A search of the surrounding area turned up several spent 9mm shell casings and "an automatic lock/unlock button from a vehicle door panel," prosecutors said.

Johnson, who was already in jail in connection with a separate shooting, has been charged with second-degree murder.

Shortly after gunfire broke out that day, a witnesses reported seeing a suspect in a mustard yellow T-shirt fleeing the scene in what surveillance viewings later determined was a black Volkswagen Passat with distinctive missing silver trim on its bumper, police said. A car matching that description had been spotted at the scene of a shooting the day before, at the McDonald's restaurant at 916 W. Broadway, according to police.

In that incident, police say that a man, Karul Brown, 38, opened fire on a van full of people who had robbed him earlier in the day, hitting one of them.

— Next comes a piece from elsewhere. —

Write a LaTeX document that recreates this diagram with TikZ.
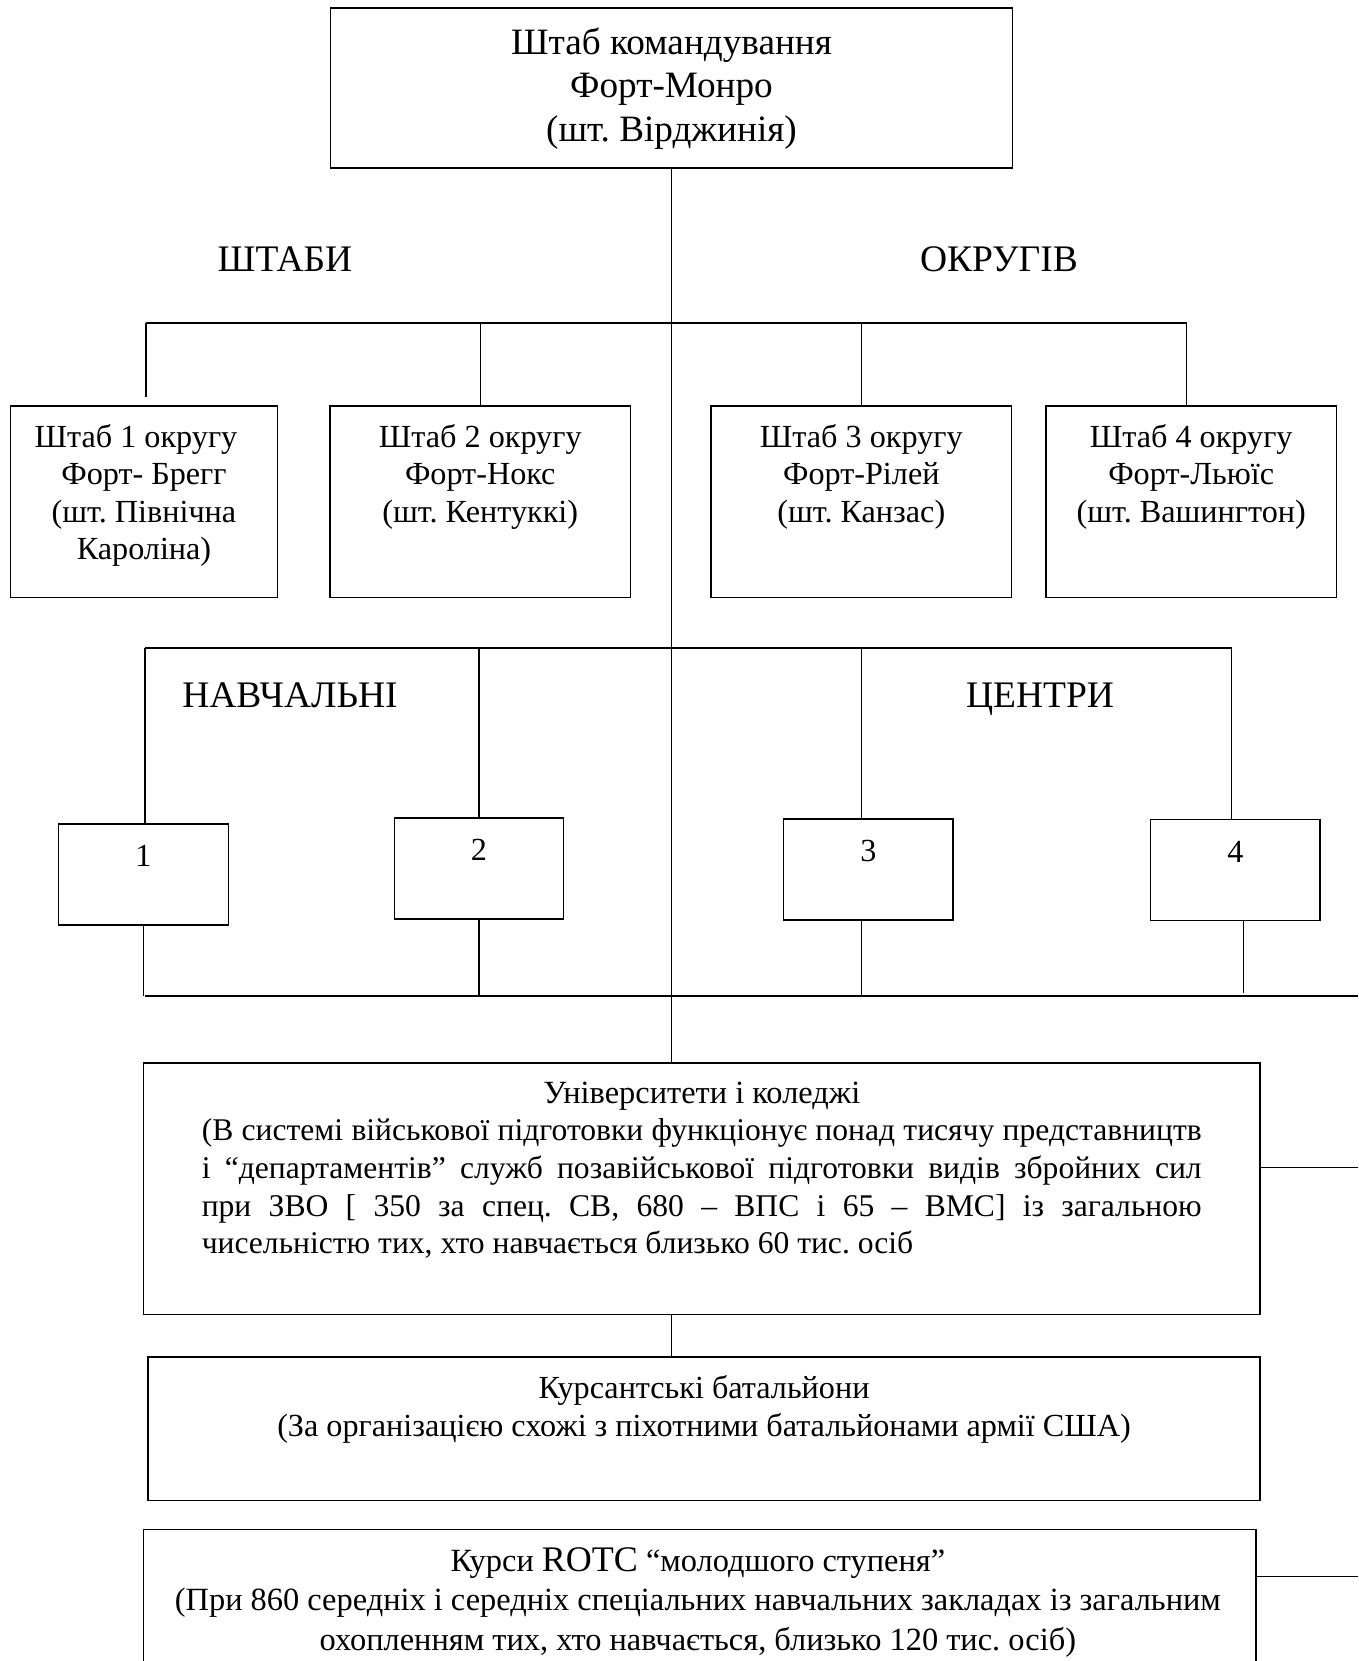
\documentclass[tikz,border=0pt]{standalone}
\usepackage{fontspec}
\setmainfont{Liberation Serif}
\hyphenpenalty=10000
\frenchspacing
\begin{document}
\begin{tikzpicture}[x=1pt,y=-1pt,line width=1.3pt,
  box/.style={draw,rectangle,inner sep=0pt},
  txt/.style={inner sep=0pt,text width=1100pt,align=center,anchor=base,font=\fontsize{32.2}{37.5}\selectfont,
    execute at begin node={\centering\spaceskip=0pt\xspaceskip=0pt}},
  head/.style={txt,font=\fontsize{37.5}{40}\selectfont},
  bus/.style={line width=2pt}]
\useasboundingbox (0,0) rectangle (1358,1661);
\clip (0,0) rectangle (1358,1661);
% command HQ
\node[box,minimum width=682pt,minimum height=160pt] (hq) at (671.5,88) {};
\node[txt,font=\fontsize{37.2}{43.5}\selectfont] (hqt) at ([yshift=-47pt]hq.north)
  {Штаб командування\\Форт-Монро\\(шт. Вірджинія)};
\node[head] (shtaby) at (285,272) {ШТАБИ};
\node[head] (okruhiv) at (999,272) {ОКРУГІВ};
% district HQs
\node[box,minimum width=267pt,minimum height=191.6pt] (b1) at (144,501.8) {};
\node[box,minimum width=300.5pt,minimum height=191.6pt] (b2) at (480.25,501.8) {};
\node[box,minimum width=300.6pt,minimum height=191.6pt] (b3) at (861.3,501.8) {};
\node[box,minimum width=290.4pt,minimum height=191.6pt] (b4) at (1191.2,501.8) {};
\node[txt] (b1t) at ([yshift=-42pt]b1.north) {Штаб 1 округу\ \ \mbox{}\\Форт- Брегг\\(шт. Північна\\Кароліна)};
\node[txt] (b2t) at ([yshift=-42pt]b2.north) {Штаб 2 округу\\Форт-Нокс\\(шт. Кентуккі)};
\node[txt] (b3t) at ([yshift=-42pt]b3.north) {Штаб 3 округу\\Форт-Рілей\\(шт. Канзас)};
\node[txt] (b4t) at ([yshift=-42pt]b4.north) {Штаб 4 округу\\Форт-Льюїс\\(шт. Вашингтон)};
\coordinate (hqbusL) at (146,323);
\coordinate (hqbusR) at (1186.7,323);
\draw[bus] (hqbusL) -- (hqbusR);
\draw (hqbusL) -- ([yshift=8pt]b1.north -| hqbusL);
\draw (b2.north |- hqbusL) -- (b2.north);
\draw (b3.north |- hqbusL) -- (b3.north);
\draw (hqbusR) -- (hqbusR |- b4.north);
% training centres
\node[head] (navch) at (290,707) {НАВЧАЛЬНІ};
\node[head] (tsentry) at (1040,707) {ЦЕНТРИ};
\foreach \i/\x/\y in {1/143.4/874.5, 2/479/868.5, 3/868.3/869.5, 4/1235.3/870.25}{
  \node[box,minimum width=169.5pt,minimum height=101pt] (c\i) at (\x,\y) {};
  \node[txt] (c\i t) at ([yshift=-43pt]c\i.north) {\i};
}
\coordinate (tcbusL) at (145,648);
\coordinate (tcbusR) at (1231.6,648);
\draw[bus] (tcbusL) -- (tcbusR);
\draw (tcbusL) -- (tcbusL |- c1.north);
\draw (c2.north |- tcbusL) -- (c2.north);
\draw (b3.south |- tcbusL) -- (b3.south |- c3.north);
\draw (tcbusR) -- (tcbusR |- c4.north);
\coordinate (lowbusL) at (145,996);
\coordinate (lowbusR) at (1358,996);
\draw[bus] (lowbusL) -- (lowbusR);
\draw (c1.south) -- (c1.south |- lowbusL);
\draw (c2.south) -- (c2.south |- lowbusL);
\draw (b3.south |- c3.south) -- (b3.south |- lowbusL);
\draw ([xshift=8pt]c4.south) -- ([xshift=8pt,yshift=3pt]c4.south |- lowbusL);
% universities, cadets, ROTC
\node[box,minimum width=1116.5pt,minimum height=251.5pt] (univ) at (701.75,1188.75) {};
\node[inner sep=0pt,anchor=base,text width=1000pt,align=left,font=\fontsize{31.6}{37.6}\selectfont,
  execute at begin node={\spaceskip=0pt\xspaceskip=0pt}] (univt) at ([yshift=-41pt]univ.north)
  {\makebox[1000pt]{\fontsize{32.4}{37.6}\selectfont Університети і коледжі}\\
   \makebox[1000pt][s]{(В системі військової підготовки функціонує понад тисячу представництв}\\
   \makebox[1000pt][s]{і “департаментів” служб позавійськової підготовки видів збройних сил}\\
   \makebox[1000pt][s]{при ЗВО [ 350 за спец. СВ, 680 – ВПС і 65 – ВМС] із загальною}\\
   чисельністю тих, хто навчається близько 60 тис. осіб};
\node[box,minimum width=1112pt,minimum height=143.6pt] (cadet) at (704,1428.8) {};
\node[txt] (cadett) at ([yshift=-42.5pt]cadet.north)
  {Курсантські батальйони\\(За організацією схожі з піхотними батальйонами армії США)};
\node[box,minimum width=1112.2pt,minimum height=170.5pt] (rotc) at (699.9,1614.75) {};
\node[txt,font=\fontsize{32.4}{39.5}\selectfont] (rotct) at ([xshift=-2pt,yshift=-42.5pt]rotc.north)
  {Курси {\fontsize{36}{39.5}\selectfont ROTC} “молодшого ступеня”\\(При 860 середніх і середніх спеціальних навчальних закладах із загальним\\охопленням тих, хто навчається, близько 120 тис. осіб)};
\coordinate (univedge) at (1358,1167.5);
\coordinate (rotcedge) at (1358,1576.5);
\draw (hq.south) -- (hq.south |- univ.north);
\draw (hq.south |- univ.south) -- (hq.south |- cadet.north);
\draw (univ.east |- univedge) -- (univedge);
\draw (rotc.east |- rotcedge) -- (rotcedge);
\end{tikzpicture}
\end{document}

Police suspect Johnson of furnishing the gun that Brown used and driving the car in which he fled the scene.

Johnson and Brown each face six counts of attempted first-degree murder and a single count of illegal firearms possession in connection with the McDonald's shooting, court records show. Two of Brown's suspected assailants, whom police say are associates of the Red Tape street gang, were later charged with the robbery and assault.

Ballistics testing connected the gun used in Watkins' slaying to two other shootings: the McDonald's attack on Oct. 27 and an Oct. 22 shooting in Brooklyn Center, police said.

When Brown and Johnson were arrested several days after the homicide on Halloween, they were riding in a black Passat whose front passenger side door was missing "an automatic lock/unlock button similar to the one found in the alley," according to a criminal complaint filed Friday.

Johnson told detectives that he had been home asleep when the homicide occurred, but police say phone records show that his cellphone was in use around that time, according to the complaint. The records and later interviews showed that shortly before the shooting, Johnson had been in contact with another man about collecting a $30 drug debt, the complaint said.

RETRACTION: An earlier version of this article incorrectly included a booking photo supplied by the Hennepin County Sheriff's Office of Tyree D. Johnson, who was not involved in the crime. The Star Tribune regrets the error.